-- WHAT IS REQUIRED --
Restate the data below word for word. Skip any images it contains.

-- DATASET SECTION --
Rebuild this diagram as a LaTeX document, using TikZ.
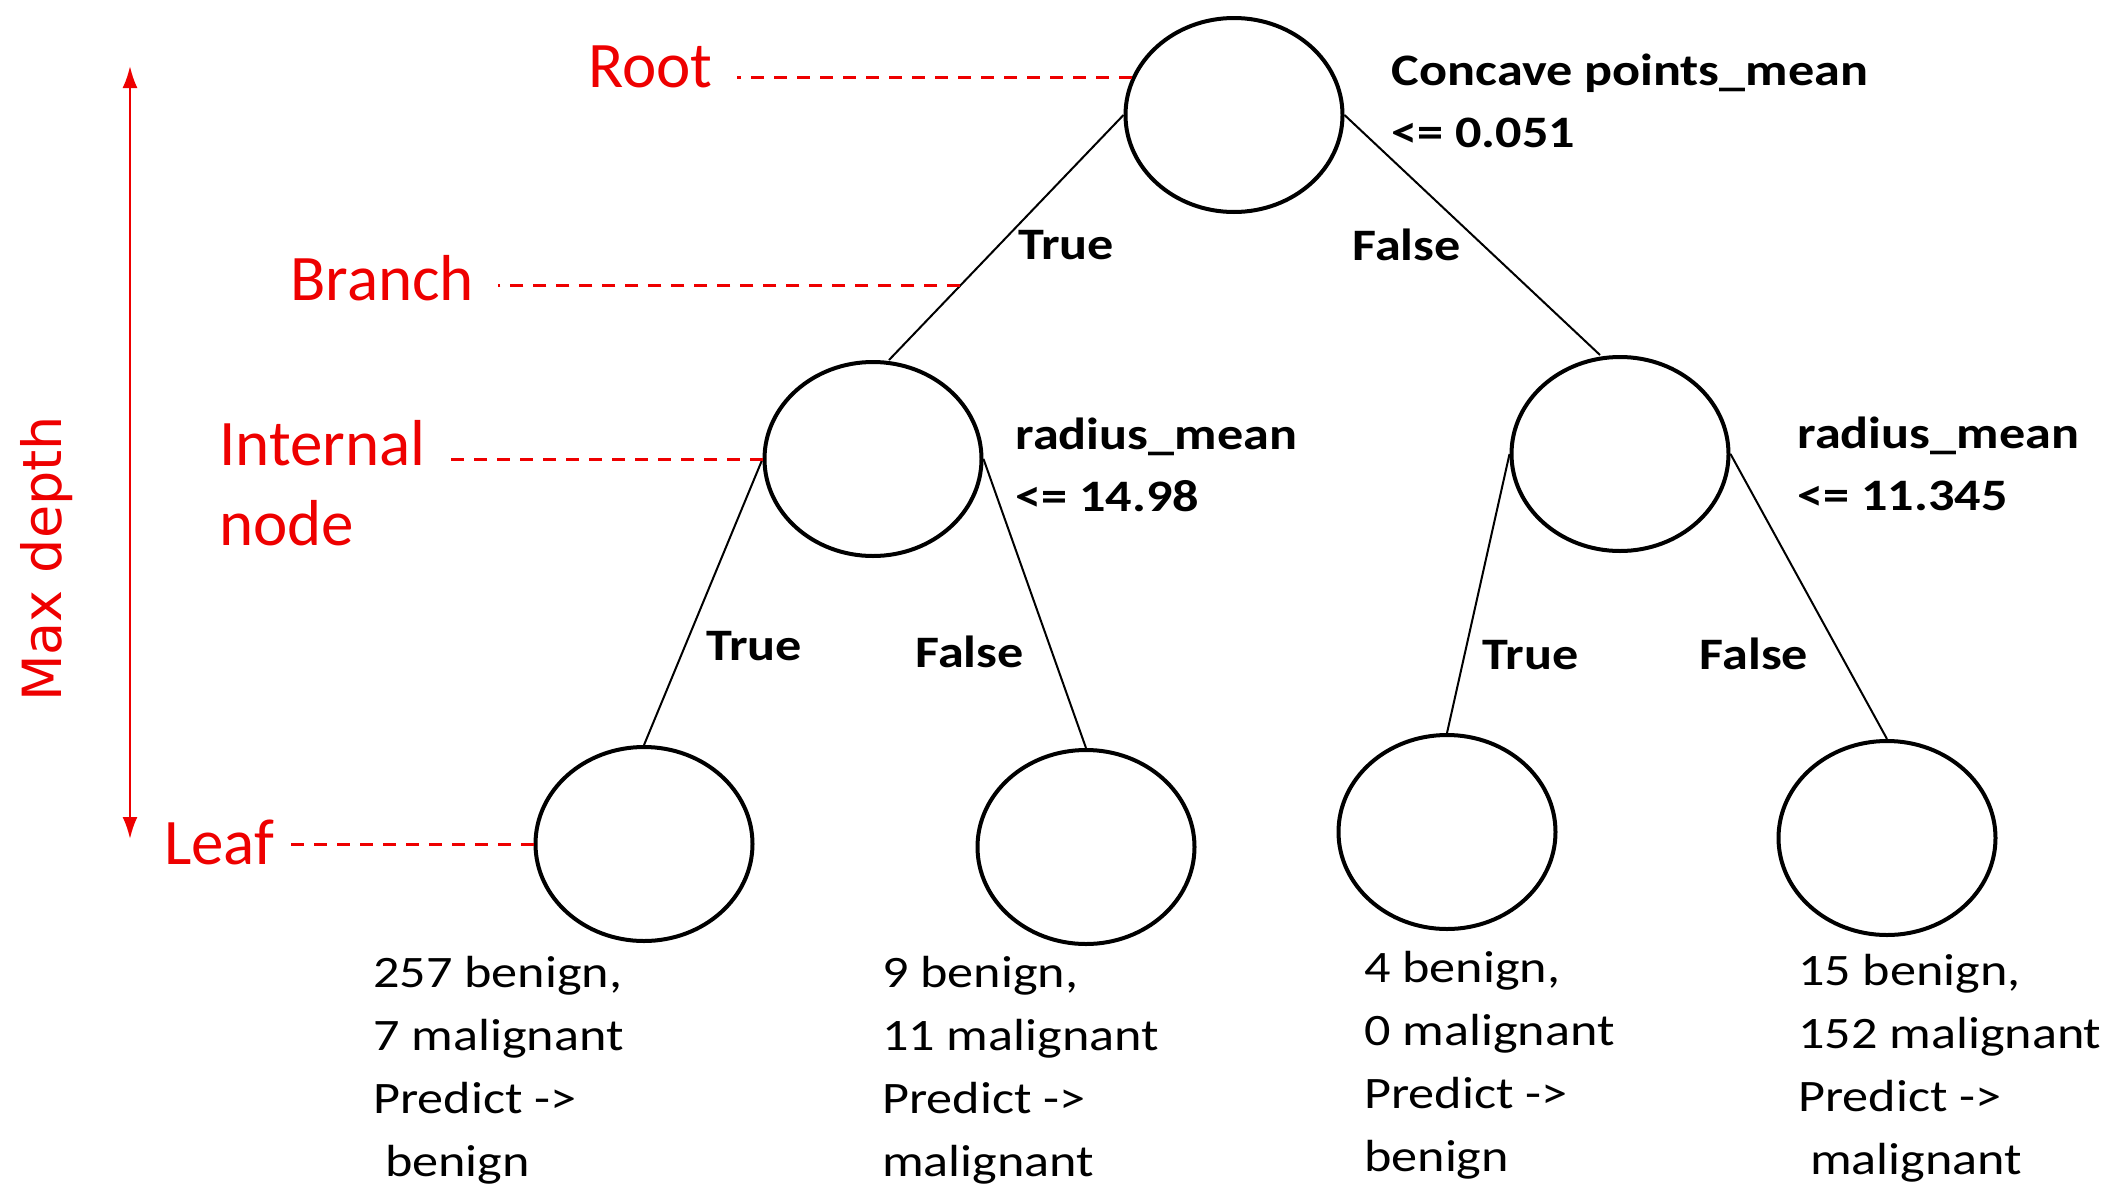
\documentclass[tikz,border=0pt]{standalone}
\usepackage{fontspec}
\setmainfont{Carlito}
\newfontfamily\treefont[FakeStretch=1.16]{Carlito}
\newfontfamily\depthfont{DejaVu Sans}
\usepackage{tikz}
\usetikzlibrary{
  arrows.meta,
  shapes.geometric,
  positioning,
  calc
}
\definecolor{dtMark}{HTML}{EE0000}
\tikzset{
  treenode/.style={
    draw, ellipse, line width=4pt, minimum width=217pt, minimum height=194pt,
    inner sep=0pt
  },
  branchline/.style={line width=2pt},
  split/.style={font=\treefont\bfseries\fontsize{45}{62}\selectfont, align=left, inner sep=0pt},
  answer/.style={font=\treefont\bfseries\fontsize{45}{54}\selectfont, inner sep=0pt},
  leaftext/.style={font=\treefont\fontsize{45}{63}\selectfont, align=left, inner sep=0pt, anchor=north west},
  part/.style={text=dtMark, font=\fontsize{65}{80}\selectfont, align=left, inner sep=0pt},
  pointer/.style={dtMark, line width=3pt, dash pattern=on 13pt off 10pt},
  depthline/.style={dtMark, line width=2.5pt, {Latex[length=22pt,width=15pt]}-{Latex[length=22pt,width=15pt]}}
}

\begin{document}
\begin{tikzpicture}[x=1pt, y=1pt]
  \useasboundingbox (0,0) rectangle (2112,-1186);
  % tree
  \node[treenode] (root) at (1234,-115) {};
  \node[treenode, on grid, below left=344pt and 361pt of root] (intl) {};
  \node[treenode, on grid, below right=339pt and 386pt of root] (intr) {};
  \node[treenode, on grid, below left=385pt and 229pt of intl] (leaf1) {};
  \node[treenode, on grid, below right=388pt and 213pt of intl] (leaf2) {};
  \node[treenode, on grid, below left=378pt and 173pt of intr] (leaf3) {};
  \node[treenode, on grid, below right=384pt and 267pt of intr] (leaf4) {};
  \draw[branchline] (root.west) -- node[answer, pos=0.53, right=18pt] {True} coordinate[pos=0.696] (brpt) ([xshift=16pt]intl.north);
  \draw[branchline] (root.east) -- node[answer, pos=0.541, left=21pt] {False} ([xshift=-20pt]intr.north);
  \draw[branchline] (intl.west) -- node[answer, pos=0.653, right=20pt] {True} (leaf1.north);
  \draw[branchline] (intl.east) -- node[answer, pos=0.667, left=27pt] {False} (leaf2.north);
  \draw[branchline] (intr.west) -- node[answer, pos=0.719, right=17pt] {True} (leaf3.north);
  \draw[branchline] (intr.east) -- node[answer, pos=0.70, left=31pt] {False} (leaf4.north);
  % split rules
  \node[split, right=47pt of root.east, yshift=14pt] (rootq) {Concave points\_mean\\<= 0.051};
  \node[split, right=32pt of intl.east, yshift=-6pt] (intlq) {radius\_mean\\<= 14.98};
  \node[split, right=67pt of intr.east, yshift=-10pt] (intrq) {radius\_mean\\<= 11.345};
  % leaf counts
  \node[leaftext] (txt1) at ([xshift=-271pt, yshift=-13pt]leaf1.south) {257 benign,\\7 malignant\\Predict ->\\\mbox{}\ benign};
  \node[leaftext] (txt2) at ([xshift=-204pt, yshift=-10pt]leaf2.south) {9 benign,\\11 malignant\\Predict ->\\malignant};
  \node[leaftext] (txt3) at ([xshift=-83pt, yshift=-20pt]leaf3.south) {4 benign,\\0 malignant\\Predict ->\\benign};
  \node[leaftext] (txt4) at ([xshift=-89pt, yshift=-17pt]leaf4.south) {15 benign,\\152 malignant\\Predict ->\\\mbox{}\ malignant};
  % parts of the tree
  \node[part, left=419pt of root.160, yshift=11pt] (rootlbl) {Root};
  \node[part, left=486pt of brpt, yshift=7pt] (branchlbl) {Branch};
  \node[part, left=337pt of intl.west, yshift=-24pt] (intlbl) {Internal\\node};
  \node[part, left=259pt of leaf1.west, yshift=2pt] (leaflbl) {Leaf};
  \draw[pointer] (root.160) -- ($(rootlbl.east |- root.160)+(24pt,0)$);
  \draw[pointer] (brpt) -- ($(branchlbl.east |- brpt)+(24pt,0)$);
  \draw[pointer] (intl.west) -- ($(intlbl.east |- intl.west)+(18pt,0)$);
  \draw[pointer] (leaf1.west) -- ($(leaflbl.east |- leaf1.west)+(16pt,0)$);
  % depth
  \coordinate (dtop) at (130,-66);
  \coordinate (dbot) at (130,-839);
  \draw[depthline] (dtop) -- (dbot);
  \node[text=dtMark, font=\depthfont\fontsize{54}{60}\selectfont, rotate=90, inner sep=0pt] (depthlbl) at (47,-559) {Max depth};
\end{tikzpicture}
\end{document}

-- RESULT BELOW --
Rebuild this diagram as a LaTeX document, using TikZ.
\documentclass[tikz,border=0pt]{standalone}
\usepackage{fontspec}
\setmainfont{Carlito}
\newfontfamily\treefont[FakeStretch=1.16]{Carlito}
\newfontfamily\depthfont{DejaVu Sans}
\usepackage{tikz}
\usetikzlibrary{
  arrows.meta,
  shapes.geometric,
  positioning,
  calc
}
\definecolor{dtMark}{HTML}{EE0000}
\tikzset{
  treenode/.style={
    draw, ellipse, line width=4pt, minimum width=217pt, minimum height=194pt,
    inner sep=0pt
  },
  branchline/.style={line width=2pt},
  split/.style={font=\treefont\bfseries\fontsize{45}{62}\selectfont, align=left, inner sep=0pt},
  answer/.style={font=\treefont\bfseries\fontsize{45}{54}\selectfont, inner sep=0pt},
  leaftext/.style={font=\treefont\fontsize{45}{63}\selectfont, align=left, inner sep=0pt, anchor=north west},
  part/.style={text=dtMark, font=\fontsize{65}{80}\selectfont, align=left, inner sep=0pt},
  pointer/.style={dtMark, line width=3pt, dash pattern=on 13pt off 10pt},
  depthline/.style={dtMark, line width=2.5pt, {Latex[length=22pt,width=15pt]}-{Latex[length=22pt,width=15pt]}}
}

\begin{document}
\begin{tikzpicture}[x=1pt, y=1pt]
  \useasboundingbox (0,0) rectangle (2112,-1186);
  % tree
  \node[treenode] (root) at (1234,-115) {};
  \node[treenode, on grid, below left=344pt and 361pt of root] (intl) {};
  \node[treenode, on grid, below right=339pt and 386pt of root] (intr) {};
  \node[treenode, on grid, below left=385pt and 229pt of intl] (leaf1) {};
  \node[treenode, on grid, below right=388pt and 213pt of intl] (leaf2) {};
  \node[treenode, on grid, below left=378pt and 173pt of intr] (leaf3) {};
  \node[treenode, on grid, below right=384pt and 267pt of intr] (leaf4) {};
  \draw[branchline] (root.west) -- node[answer, pos=0.53, right=18pt] {True} coordinate[pos=0.696] (brpt) ([xshift=16pt]intl.north);
  \draw[branchline] (root.east) -- node[answer, pos=0.541, left=21pt] {False} ([xshift=-20pt]intr.north);
  \draw[branchline] (intl.west) -- node[answer, pos=0.653, right=20pt] {True} (leaf1.north);
  \draw[branchline] (intl.east) -- node[answer, pos=0.667, left=27pt] {False} (leaf2.north);
  \draw[branchline] (intr.west) -- node[answer, pos=0.719, right=17pt] {True} (leaf3.north);
  \draw[branchline] (intr.east) -- node[answer, pos=0.70, left=31pt] {False} (leaf4.north);
  % split rules
  \node[split, right=47pt of root.east, yshift=14pt] (rootq) {Concave points\_mean\\<= 0.051};
  \node[split, right=32pt of intl.east, yshift=-6pt] (intlq) {radius\_mean\\<= 14.98};
  \node[split, right=67pt of intr.east, yshift=-10pt] (intrq) {radius\_mean\\<= 11.345};
  % leaf counts
  \node[leaftext] (txt1) at ([xshift=-271pt, yshift=-13pt]leaf1.south) {257 benign,\\7 malignant\\Predict ->\\\mbox{}\ benign};
  \node[leaftext] (txt2) at ([xshift=-204pt, yshift=-10pt]leaf2.south) {9 benign,\\11 malignant\\Predict ->\\malignant};
  \node[leaftext] (txt3) at ([xshift=-83pt, yshift=-20pt]leaf3.south) {4 benign,\\0 malignant\\Predict ->\\benign};
  \node[leaftext] (txt4) at ([xshift=-89pt, yshift=-17pt]leaf4.south) {15 benign,\\152 malignant\\Predict ->\\\mbox{}\ malignant};
  % parts of the tree
  \node[part, left=419pt of root.160, yshift=11pt] (rootlbl) {Root};
  \node[part, left=486pt of brpt, yshift=7pt] (branchlbl) {Branch};
  \node[part, left=337pt of intl.west, yshift=-24pt] (intlbl) {Internal\\node};
  \node[part, left=259pt of leaf1.west, yshift=2pt] (leaflbl) {Leaf};
  \draw[pointer] (root.160) -- ($(rootlbl.east |- root.160)+(24pt,0)$);
  \draw[pointer] (brpt) -- ($(branchlbl.east |- brpt)+(24pt,0)$);
  \draw[pointer] (intl.west) -- ($(intlbl.east |- intl.west)+(18pt,0)$);
  \draw[pointer] (leaf1.west) -- ($(leaflbl.east |- leaf1.west)+(16pt,0)$);
  % depth
  \coordinate (dtop) at (130,-66);
  \coordinate (dbot) at (130,-839);
  \draw[depthline] (dtop) -- (dbot);
  \node[text=dtMark, font=\depthfont\fontsize{54}{60}\selectfont, rotate=90, inner sep=0pt] (depthlbl) at (47,-559) {Max depth};
\end{tikzpicture}
\end{document}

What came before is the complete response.